[Instruction]: All the data must come back unchanged, except that pictures are left out.

[Information provided]:
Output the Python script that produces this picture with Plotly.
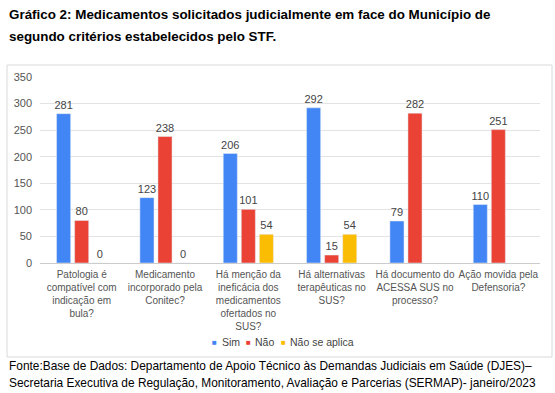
import plotly.graph_objects as go

categories = [
    "Patologia é<br>compatível com<br>indicação em<br>bula?",
    "Medicamento<br>incorporado pela<br>Conitec?",
    "Há menção da<br>ineficácia dos<br>medicamentos<br>ofertados no<br>SUS?",
    "Há alternativas<br>terapêuticas no<br>SUS?",
    "Há documento do<br>ACESSA SUS no<br>processo?",
    "Ação movida pela<br>Defensoria?",
]
sim = [281, 123, 206, 292, 79, 110]
nao = [80, 238, 101, 15, 282, 251]
nao_se_aplica = [0, 0, 54, 54, None, None]

series_names = ["Sim", "Não", "Não se aplica"]
colors = ["#4285F4", "#EA4335", "#FBBC04"]
y_ticks = [0, 50, 100, 150, 200, 250, 300, 350]

title_lines = ["Gráfico 2: Medicamentos solicitados judicialmente em face do Município de",
               "segundo critérios estabelecidos pelo STF."]
footer_lines = ["Fonte:Base de Dados: Departamento de Apoio Técnico às Demandas Judiciais em Saúde (DJES)–",
                "Secretaria Executiva de Regulação, Monitoramento, Avaliação e Parcerias (SERMAP)- janeiro/2023"]

FONT = "Liberation Sans, Arial, sans-serif"

fig = go.Figure()
for name, vals, col in zip(series_names, [sim, nao, nao_se_aplica], colors):
    fig.add_trace(go.Bar(
        x=categories, y=vals, name=name, marker_color=col,
        text=[("" if v is None else str(v)) for v in vals],
        textposition="outside", cliponaxis=False, constraintext="none",
        textfont=dict(family=FONT, size=11, color="#444444"),
        showlegend=False,
    ))

# plot area: x 40..540, y 77..263 in a 555x393 canvas
L, R, T, B = 40, 15, 77, 130
W, H = 555 - L - R, 393 - T - B

def px_x(x):
    return (x - L) / W

def px_y(y):
    return (393 - B - y) / H

annotations = []
for line, yc in zip(title_lines, [14, 37]):
    annotations.append(dict(text="<b>" + line + "</b>", xref="paper", yref="paper",
                            x=px_x(7), y=px_y(yc), xanchor="left", yanchor="middle",
                            showarrow=False, font=dict(family=FONT, size=13.4, color="#000000")))
for line, yc in zip(footer_lines, [366, 383]):
    annotations.append(dict(text=line, xref="paper", yref="paper",
                            x=px_x(7), y=px_y(yc), xanchor="left", yanchor="middle",
                            showarrow=False, font=dict(family=FONT, size=11.9, color="#000000")))

# legend (drawn as text annotations)
legend_sq_x = [214, 248, 283]
legend_tx_x = [220, 253, 288]
for name, col, sx, tx in zip(series_names, colors, legend_sq_x, legend_tx_x):
    annotations.append(dict(text="■", xref="paper", yref="paper", x=px_x(sx), y=px_y(342),
                            xanchor="center", yanchor="middle", showarrow=False,
                            font=dict(family=FONT, size=8, color=col)))
    annotations.append(dict(text=name, xref="paper", yref="paper", x=px_x(tx), y=px_y(342),
                            xanchor="left", yanchor="middle", showarrow=False,
                            font=dict(family=FONT, size=10.5, color="#444444")))

fig.update_layout(
    width=555, height=393,
    margin=dict(l=L, r=R, t=T, b=B, pad=0),
    paper_bgcolor="white", plot_bgcolor="white",
    barmode="group", bargap=0.35, bargroupgap=0.22,
    font=dict(family=FONT, size=11, color="#555555"),
    showlegend=False,
    xaxis=dict(showgrid=False, showline=False, ticks="", tickangle=0, ticklabelstandoff=4,
               tickfont=dict(family=FONT, size=10, color="#555555"), automargin=False),
    yaxis=dict(range=[0, 350], tickvals=y_ticks, showgrid=True, gridcolor="#e3e3e3",
               gridwidth=1, zeroline=True, zerolinecolor="#cccccc", zerolinewidth=1,
               showline=False, ticks="", ticklabelstandoff=7,
               tickfont=dict(family=FONT, size=11, color="#555555"), automargin=False),
    shapes=[dict(type="rect", xref="paper", yref="paper",
                 x0=px_x(7), x1=px_x(552), y0=px_y(357), y1=px_y(65),
                 line=dict(color="#d9d9d9", width=1), fillcolor="rgba(0,0,0,0)", layer="below")],
    annotations=annotations,
)

fig.write_html("out.html", config={"displayModeBar": False},
               post_script="document.body.style.margin='0';")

[Answer to this exercise]:
Output the Python script that produces this picture with Plotly.
import plotly.graph_objects as go

categories = [
    "Patologia é<br>compatível com<br>indicação em<br>bula?",
    "Medicamento<br>incorporado pela<br>Conitec?",
    "Há menção da<br>ineficácia dos<br>medicamentos<br>ofertados no<br>SUS?",
    "Há alternativas<br>terapêuticas no<br>SUS?",
    "Há documento do<br>ACESSA SUS no<br>processo?",
    "Ação movida pela<br>Defensoria?",
]
sim = [281, 123, 206, 292, 79, 110]
nao = [80, 238, 101, 15, 282, 251]
nao_se_aplica = [0, 0, 54, 54, None, None]

series_names = ["Sim", "Não", "Não se aplica"]
colors = ["#4285F4", "#EA4335", "#FBBC04"]
y_ticks = [0, 50, 100, 150, 200, 250, 300, 350]

title_lines = ["Gráfico 2: Medicamentos solicitados judicialmente em face do Município de",
               "segundo critérios estabelecidos pelo STF."]
footer_lines = ["Fonte:Base de Dados: Departamento de Apoio Técnico às Demandas Judiciais em Saúde (DJES)–",
                "Secretaria Executiva de Regulação, Monitoramento, Avaliação e Parcerias (SERMAP)- janeiro/2023"]

FONT = "Liberation Sans, Arial, sans-serif"

fig = go.Figure()
for name, vals, col in zip(series_names, [sim, nao, nao_se_aplica], colors):
    fig.add_trace(go.Bar(
        x=categories, y=vals, name=name, marker_color=col,
        text=[("" if v is None else str(v)) for v in vals],
        textposition="outside", cliponaxis=False, constraintext="none",
        textfont=dict(family=FONT, size=11, color="#444444"),
        showlegend=False,
    ))

# plot area: x 40..540, y 77..263 in a 555x393 canvas
L, R, T, B = 40, 15, 77, 130
W, H = 555 - L - R, 393 - T - B

def px_x(x):
    return (x - L) / W

def px_y(y):
    return (393 - B - y) / H

annotations = []
for line, yc in zip(title_lines, [14, 37]):
    annotations.append(dict(text="<b>" + line + "</b>", xref="paper", yref="paper",
                            x=px_x(7), y=px_y(yc), xanchor="left", yanchor="middle",
                            showarrow=False, font=dict(family=FONT, size=13.4, color="#000000")))
for line, yc in zip(footer_lines, [366, 383]):
    annotations.append(dict(text=line, xref="paper", yref="paper",
                            x=px_x(7), y=px_y(yc), xanchor="left", yanchor="middle",
                            showarrow=False, font=dict(family=FONT, size=11.9, color="#000000")))

# legend (drawn as text annotations)
legend_sq_x = [214, 248, 283]
legend_tx_x = [220, 253, 288]
for name, col, sx, tx in zip(series_names, colors, legend_sq_x, legend_tx_x):
    annotations.append(dict(text="■", xref="paper", yref="paper", x=px_x(sx), y=px_y(342),
                            xanchor="center", yanchor="middle", showarrow=False,
                            font=dict(family=FONT, size=8, color=col)))
    annotations.append(dict(text=name, xref="paper", yref="paper", x=px_x(tx), y=px_y(342),
                            xanchor="left", yanchor="middle", showarrow=False,
                            font=dict(family=FONT, size=10.5, color="#444444")))

fig.update_layout(
    width=555, height=393,
    margin=dict(l=L, r=R, t=T, b=B, pad=0),
    paper_bgcolor="white", plot_bgcolor="white",
    barmode="group", bargap=0.35, bargroupgap=0.22,
    font=dict(family=FONT, size=11, color="#555555"),
    showlegend=False,
    xaxis=dict(showgrid=False, showline=False, ticks="", tickangle=0, ticklabelstandoff=4,
               tickfont=dict(family=FONT, size=10, color="#555555"), automargin=False),
    yaxis=dict(range=[0, 350], tickvals=y_ticks, showgrid=True, gridcolor="#e3e3e3",
               gridwidth=1, zeroline=True, zerolinecolor="#cccccc", zerolinewidth=1,
               showline=False, ticks="", ticklabelstandoff=7,
               tickfont=dict(family=FONT, size=11, color="#555555"), automargin=False),
    shapes=[dict(type="rect", xref="paper", yref="paper",
                 x0=px_x(7), x1=px_x(552), y0=px_y(357), y1=px_y(65),
                 line=dict(color="#d9d9d9", width=1), fillcolor="rgba(0,0,0,0)", layer="below")],
    annotations=annotations,
)

fig.write_html("out.html", config={"displayModeBar": False},
               post_script="document.body.style.margin='0';")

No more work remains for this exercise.